*YOUR OBJECTIVE*
It is required that the lines from the top of the listing through the line with "(red2) at (727,467)" be reproduced exactly, excluding pictures.
-- begin GIVEN INFORMATION --
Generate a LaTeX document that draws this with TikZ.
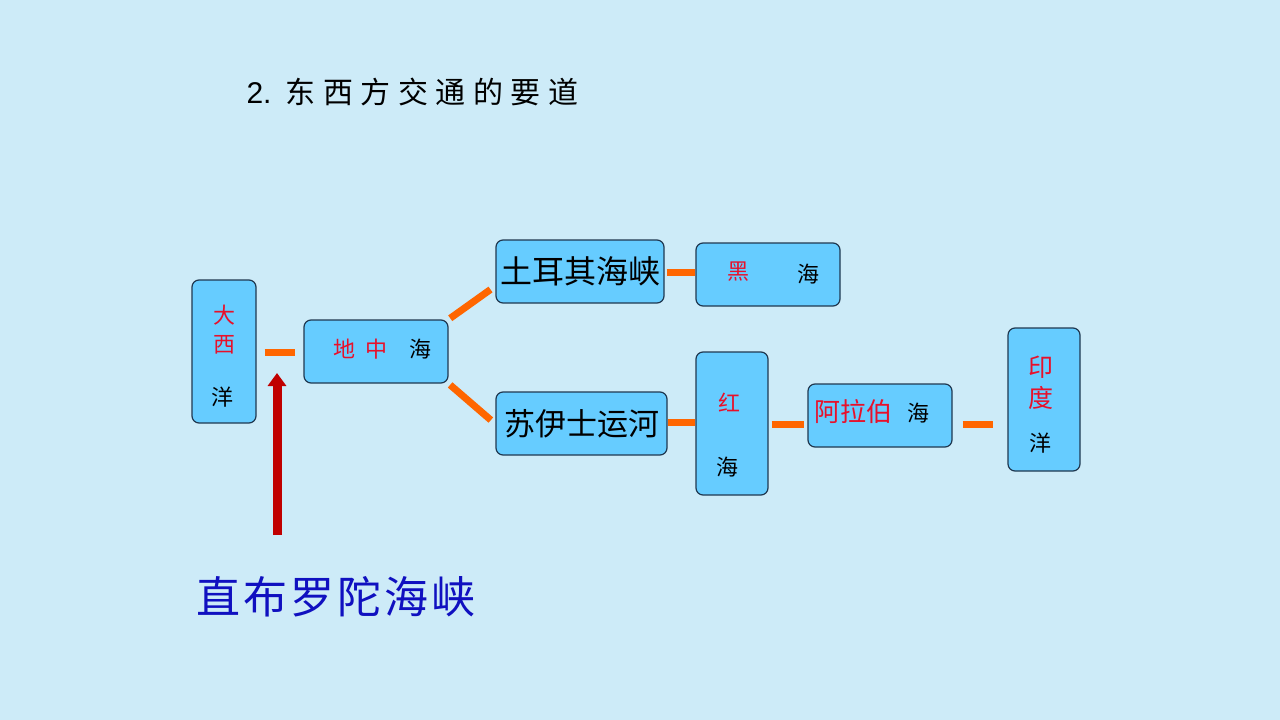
\documentclass[tikz,border=0pt]{standalone}
\usepackage{fontspec}
\setmainfont{Liberation Sans}
\newfontfamily\cjk{Noto Sans CJK SC}
\usetikzlibrary{arrows.meta}
\definecolor{bgblue}{HTML}{CDEBF8}
\definecolor{boxblue}{HTML}{66CCFF}
\definecolor{boxline}{HTML}{203850}
\definecolor{linkorange}{HTML}{FF6600}
\definecolor{hanred}{HTML}{E8102A}
\definecolor{darkblue}{HTML}{1010C0}
\definecolor{arrowred}{HTML}{C00000}
\tikzset{
  seabox/.style={draw=boxline, line width=1.2pt, fill=boxblue, rounded corners=7pt, inner sep=0pt, align=center, font=\cjk},
  link/.style={draw=linkorange, line width=7pt, shorten <=3pt, shorten >=3pt},
  lbl/.style={inner sep=0pt, font=\cjk\fontsize{22}{26}\selectfont},
}
\begin{document}
\begin{tikzpicture}[x=1pt,y=-1pt]
\useasboundingbox (0,0) rectangle (1280,720);
\fill[bgblue] (0,0) rectangle (1280,720);

\node[anchor=west, font=\fontsize{30}{32}\selectfont] (title) at (243,92)
  {2.\hspace{14pt}{\cjk 东\hspace{7.5pt}西\hspace{7.5pt}方\hspace{7.5pt}交\hspace{7.5pt}通\hspace{7.5pt}的\hspace{7.5pt}要\hspace{7.5pt}道}};

% boxes
\node[seabox, minimum width=64pt, minimum height=143pt] (atl) at (224,351.5) {};
\node[lbl, text=hanred] (atl1) at (224,315) {大};
\node[lbl, text=hanred] (atl2) at (224,345) {西};
\node[lbl] (atl3) at (222,397) {洋};

\node[seabox, minimum width=144pt, minimum height=63pt] (med) at (376,351.5) {};
\node[lbl, text=hanred] (med1) at (344,349) {地};
\node[lbl, text=hanred] (med2) at (376,349) {中};
\node[lbl] (med3) at (420,349) {海};

\node[seabox, minimum width=168pt, minimum height=63pt, font=\cjk\fontsize{32}{34}\selectfont] (tur) at (580,271.5)
  {土耳其海峡};

\node[seabox, minimum width=144pt, minimum height=63pt] (blk) at (768,274.5) {};
\node[lbl, text=hanred] (blk1) at (738,272) {黑};
\node[lbl] (blk2) at (808,274) {海};

\node[seabox, minimum width=171pt, minimum height=63pt, font=\cjk\fontsize{31}{34}\selectfont] (suez) at (581.5,423.5)
  {苏伊士运河};

\node[seabox, minimum width=72pt, minimum height=143pt] (red) at (732,423.5) {};
\node[lbl, text=hanred] (red1) at (729,403) {红};
\node[lbl] (red2) at (727,467) {海};

\node[seabox, minimum width=144pt, minimum height=63pt] (arab) at (880,415.5) {};
\node[lbl, text=hanred, font=\cjk\fontsize{26}{28}\selectfont, anchor=west] (arab1) at (814,412) {阿拉伯};
\node[lbl, anchor=west] (arab2) at (907,413) {海};

\node[seabox, minimum width=72pt, minimum height=143pt] (ind) at (1044,399.5) {};
\node[lbl, text=hanred, font=\cjk\fontsize{25}{28}\selectfont] (ind1) at (1041,367) {印};
\node[lbl, text=hanred, font=\cjk\fontsize{25}{28}\selectfont] (ind2) at (1041,398) {度};
\node[lbl] (ind3) at (1040,443) {洋};

% connectors
\draw[link, shorten <=8pt, shorten >=8pt] (atl.east |- 0,352) -- (med.west |- 0,352);
\draw[link, shorten <=2pt, shorten >=6pt] (med.north east) -- (tur.south west |- 0,286);
\draw[link, shorten <=2pt, shorten >=6pt] (med.south east) -- (suez.north west |- 0,424);
\draw[link, shorten <=2pt, shorten >=0pt] (tur.east |- 0,272) -- (blk.west |- 0,272);
\draw[link, shorten <=0pt, shorten >=0pt] (suez.east |- 0,422) -- (red.west |- 0,422);
\draw[link] (red.east |- 0,424) -- (arab.west |- 0,424);
\draw[link, shorten <=10pt, shorten >=14pt] (arab.east |- 0,424) -- (ind.west |- 0,424);

\node[anchor=west, text=darkblue, font=\cjk\fontsize{44}{48}\selectfont] (gib) at (193,597)
  {直\hspace{3pt}布\hspace{3pt}罗\hspace{3pt}陀\hspace{3pt}海\hspace{3pt}峡};
\coordinate (arrtail) at (277,535);
\coordinate (arrhead) at (277,373);
\draw[arrowred, line width=9pt, -{Triangle[width=18pt,length=13pt]}] (arrtail) -- (arrhead);
\end{tikzpicture}
\end{document}
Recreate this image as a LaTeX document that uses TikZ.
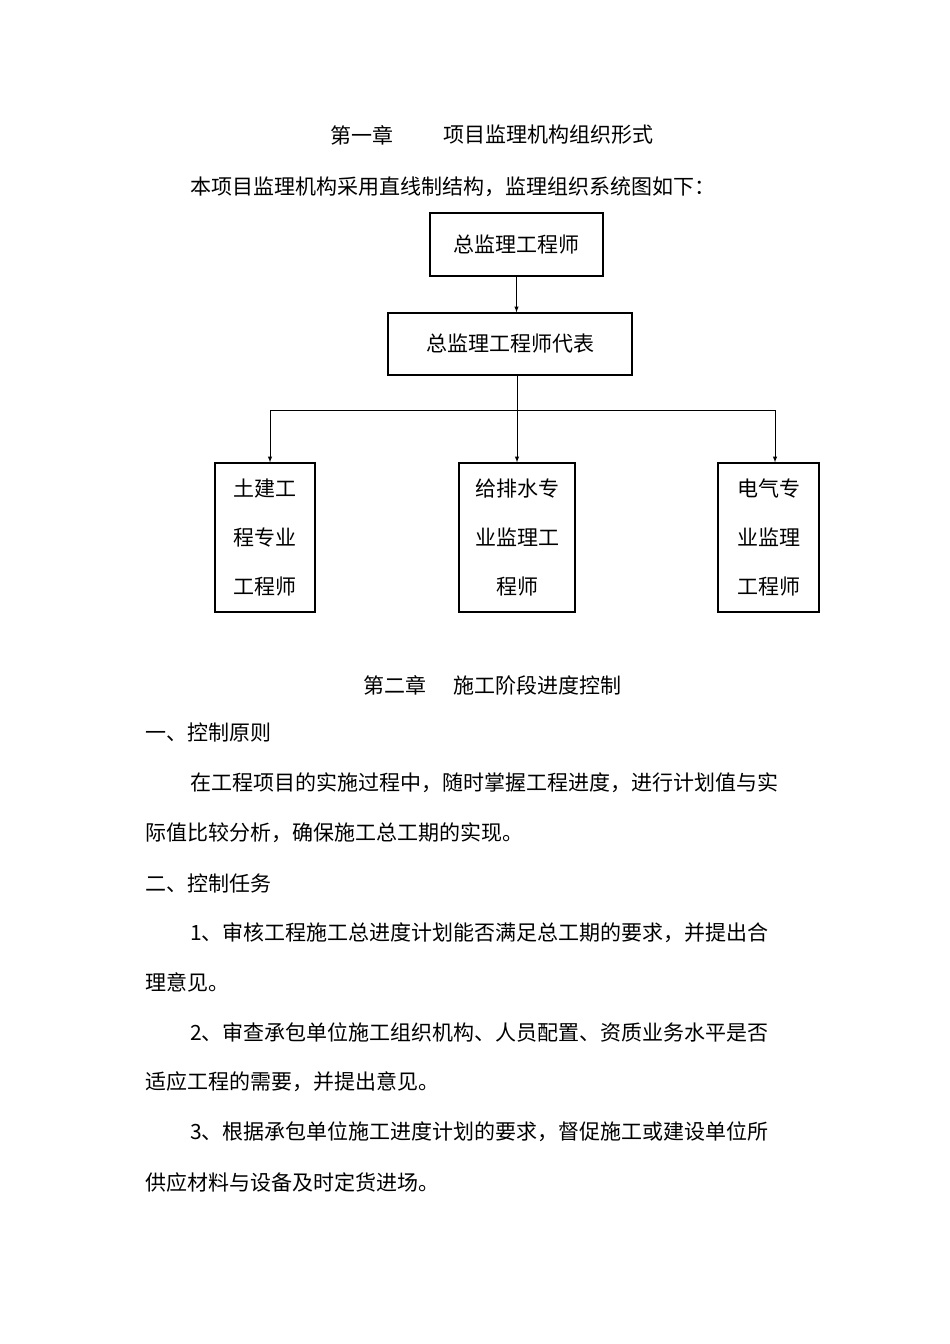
\documentclass[tikz,border=0pt]{standalone}
\usepackage{fontspec}
\setmainfont{Noto Sans CJK SC}
\begin{document}
\begin{tikzpicture}[x=1pt,y=-1pt,
  txt/.style={anchor=west,inner sep=0pt,font=\fontsize{21}{21}\selectfont},
  bx/.style={draw,line width=1.3pt,inner sep=0pt,font=\fontsize{21}{21}\selectfont},
  arr/.style={-latex,line width=1pt}]
\useasboundingbox[fill=white] (0,0) rectangle (950,1344);
\node[txt] (c1a) at (330,135) {第一章};
\node[txt] (c1b) at (443,135) {项目监理机构组织形式};
\node[txt] (l1) at (190,187) {本项目监理机构采用直线制结构，监理组织系统图如下：};
\node[bx,minimum width=173pt,minimum height=63pt] (b1) at (516.5,244.5) {总监理工程师};
\node[bx,minimum width=244pt,minimum height=62pt] (b2) at (510,344) {总监理工程师代表};
\node[bx,minimum width=100pt,minimum height=149pt,align=center] (b3) at (265,537.5) {土建工\\[28pt]程专业\\[28pt]工程师};
\node[bx,minimum width=116pt,minimum height=149pt,align=center] (b4) at (517,537.5) {给排水专\\[28pt]业监理工\\[28pt]程师};
\node[bx,minimum width=101pt,minimum height=149pt,align=center] (b5) at (768.5,537.5) {电气专\\[28pt]业监理\\[28pt]工程师};
\coordinate (j) at (517,410);
\coordinate (jl) at (270,410);
\coordinate (jr) at (775,410);
\draw[arr] (b1.south) -- (b2.north -| b1.south);
\draw[line width=1pt] (b2.south -| j) -- (j);
\draw[line width=1pt] (jl) -- (jr);
\draw[arr] (jl) -- (b3.north -| jl);
\draw[arr] (j) -- (b4.north -| j);
\draw[arr] (jr) -- (b5.north -| jr);
\node[txt] (c2a) at (363,685) {第二章};
\node[txt] (c2b) at (453,685) {施工阶段进度控制};
\node[txt] (s1) at (145,733) {一、控制原则};
\node[txt] (p1) at (190,783) {在工程项目的实施过程中，随时掌握工程进度，进行计划值与实};
\node[txt] (p2) at (145,833) {际值比较分析，确保施工总工期的实现。};
\node[txt] (s2) at (145,883) {二、控制任务};
\node[txt] (p3) at (190,933) {1、审核工程施工总进度计划能否满足总工期的要求，并提出合};
\node[txt] (p4) at (145,982) {理意见。};
\node[txt] (p5) at (190,1032) {2、审查承包单位施工组织机构、人员配置、资质业务水平是否};
\node[txt] (p6) at (145,1082) {适应工程的需要，并提出意见。};
\node[txt] (p7) at (190,1132) {3、根据承包单位施工进度计划的要求，督促施工或建设单位所};
\node[txt] (p8) at (145,1182) {供应材料与设备及时定货进场。};
\end{tikzpicture}
\end{document}
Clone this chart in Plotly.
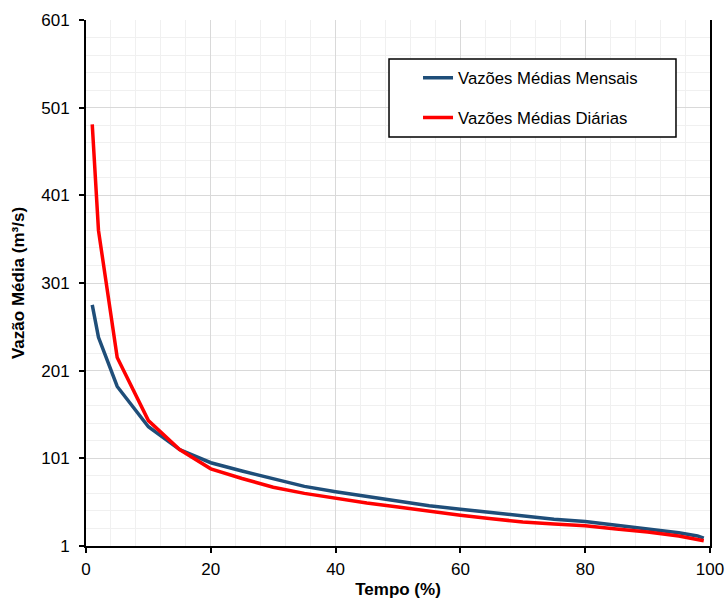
import plotly.graph_objects as go

# Curvas de permanência: tempo (%) x vazão média (m³/s)
tempo = [1, 2, 5, 10, 15, 20, 25, 30, 35, 40, 45, 50, 55, 60, 65, 70, 75, 80, 85, 90, 95, 98, 99]
vazao_mensal = [276, 239, 183, 137, 111, 96, 86.5, 78, 69, 63, 57.5, 52, 47, 43, 39, 35, 31.5, 29, 25, 21, 16, 12.5, 10]
vazao_diaria = [482, 361, 216, 144, 111, 89, 78, 68, 61, 55, 50, 45.5, 40.5, 36, 32, 28.5, 26, 24, 20.5, 17, 12.5, 9, 7]

y_ticks = [1, 101, 201, 301, 401, 501, 601]
x_ticks = [0, 20, 40, 60, 80, 100]

FONT = "Liberation Sans, Arial, sans-serif"

fig = go.Figure()
fig.add_trace(go.Scatter(
    x=tempo, y=vazao_mensal, mode="lines", name="Vazões Médias Mensais",
    line=dict(color="#1F4E79", width=3.5), legendgroup="m",
))
fig.add_trace(go.Scatter(
    x=tempo, y=vazao_diaria, mode="lines", name="Vazões Médias Diárias",
    line=dict(color="#FF0000", width=3.5), legendgroup="d",
))

# legend frame drawn as a paper-referenced rectangle
fig.add_shape(
    type="rect", xref="paper", yref="paper",
    x0=0.4856, x1=0.9455, y0=0.7776, y1=0.926,
    line=dict(color="black", width=1.5), fillcolor="white", layer="above",
)

fig.update_layout(
    width=726, height=599,
    margin=dict(l=86, r=16, t=20, b=53),
    paper_bgcolor="white", plot_bgcolor="white",
    font=dict(family=FONT, size=17, color="black"),
    showlegend=True,
    legend=dict(
        x=0.4856, y=0.923, xanchor="left", yanchor="top",
        bgcolor="rgba(0,0,0,0)", borderwidth=0,
        font=dict(size=16.7), tracegroupgap=15, indentation=29,
    ),
    xaxis=dict(
        range=[0, 100], tickvals=x_ticks, ticks="outside", ticklen=5,
        tickwidth=1.5, tickcolor="black",
        showline=True, linecolor="black", linewidth=2,
        showgrid=True, gridcolor="#D9D9D9", gridwidth=1,
        minor=dict(dtick=4, showgrid=True, gridcolor="#F0F0F0", gridwidth=1),
        title=dict(text="<b>Tempo (%)</b>", font=dict(size=17), standoff=10),
        zeroline=False, ticklabelstandoff=2, automargin=False,
    ),
    yaxis=dict(
        range=[1, 601], tickvals=y_ticks, ticks="outside", ticklen=5,
        tickwidth=1.5, tickcolor="black",
        showline=True, linecolor="black", linewidth=2, mirror=True,
        showgrid=True, gridcolor="#D9D9D9", gridwidth=1,
        minor=dict(tick0=1, dtick=20, showgrid=True, gridcolor="#F0F0F0", gridwidth=1),
        title=dict(text="<b>Vazão Média (m³/s)</b>", font=dict(size=17), standoff=12),
        zeroline=False, ticklabelstandoff=6, automargin=False,
    ),
)

fig.write_html("out.html")
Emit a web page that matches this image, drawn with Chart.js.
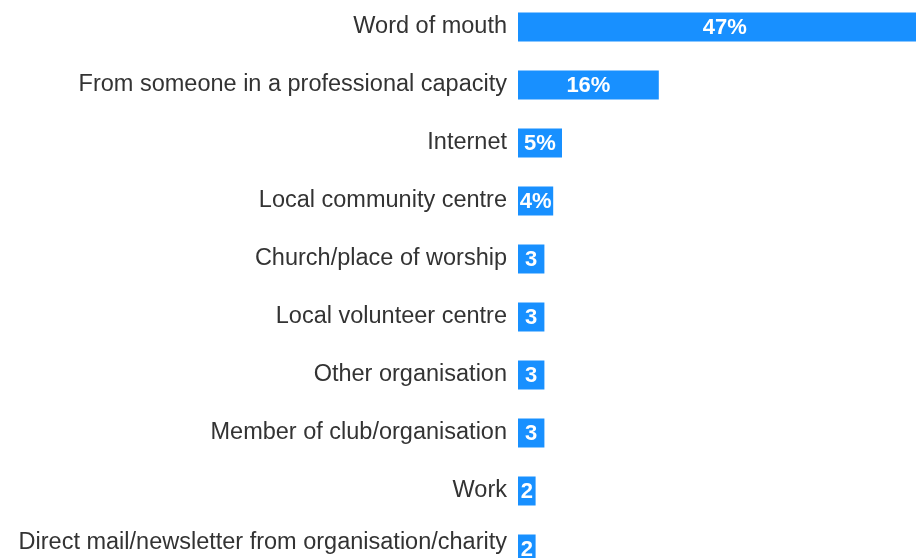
-- end GIVEN INFORMATION --
*RESULT OF THIS EXERCISE*
Generate a LaTeX document that draws this with TikZ.
\documentclass[tikz,border=0pt]{standalone}
\usepackage{fontspec}
\setmainfont{Liberation Sans}
\newfontfamily\cjk{Noto Sans CJK SC}
\usetikzlibrary{arrows.meta}
\definecolor{bgblue}{HTML}{CDEBF8}
\definecolor{boxblue}{HTML}{66CCFF}
\definecolor{boxline}{HTML}{203850}
\definecolor{linkorange}{HTML}{FF6600}
\definecolor{hanred}{HTML}{E8102A}
\definecolor{darkblue}{HTML}{1010C0}
\definecolor{arrowred}{HTML}{C00000}
\tikzset{
  seabox/.style={draw=boxline, line width=1.2pt, fill=boxblue, rounded corners=7pt, inner sep=0pt, align=center, font=\cjk},
  link/.style={draw=linkorange, line width=7pt, shorten <=3pt, shorten >=3pt},
  lbl/.style={inner sep=0pt, font=\cjk\fontsize{22}{26}\selectfont},
}
\begin{document}
\begin{tikzpicture}[x=1pt,y=-1pt]
\useasboundingbox (0,0) rectangle (1280,720);
\fill[bgblue] (0,0) rectangle (1280,720);

\node[anchor=west, font=\fontsize{30}{32}\selectfont] (title) at (243,92)
  {2.\hspace{14pt}{\cjk 东\hspace{7.5pt}西\hspace{7.5pt}方\hspace{7.5pt}交\hspace{7.5pt}通\hspace{7.5pt}的\hspace{7.5pt}要\hspace{7.5pt}道}};

% boxes
\node[seabox, minimum width=64pt, minimum height=143pt] (atl) at (224,351.5) {};
\node[lbl, text=hanred] (atl1) at (224,315) {大};
\node[lbl, text=hanred] (atl2) at (224,345) {西};
\node[lbl] (atl3) at (222,397) {洋};

\node[seabox, minimum width=144pt, minimum height=63pt] (med) at (376,351.5) {};
\node[lbl, text=hanred] (med1) at (344,349) {地};
\node[lbl, text=hanred] (med2) at (376,349) {中};
\node[lbl] (med3) at (420,349) {海};

\node[seabox, minimum width=168pt, minimum height=63pt, font=\cjk\fontsize{32}{34}\selectfont] (tur) at (580,271.5)
  {土耳其海峡};

\node[seabox, minimum width=144pt, minimum height=63pt] (blk) at (768,274.5) {};
\node[lbl, text=hanred] (blk1) at (738,272) {黑};
\node[lbl] (blk2) at (808,274) {海};

\node[seabox, minimum width=171pt, minimum height=63pt, font=\cjk\fontsize{31}{34}\selectfont] (suez) at (581.5,423.5)
  {苏伊士运河};

\node[seabox, minimum width=72pt, minimum height=143pt] (red) at (732,423.5) {};
\node[lbl, text=hanred] (red1) at (729,403) {红};
\node[lbl] (red2) at (727,467) {海};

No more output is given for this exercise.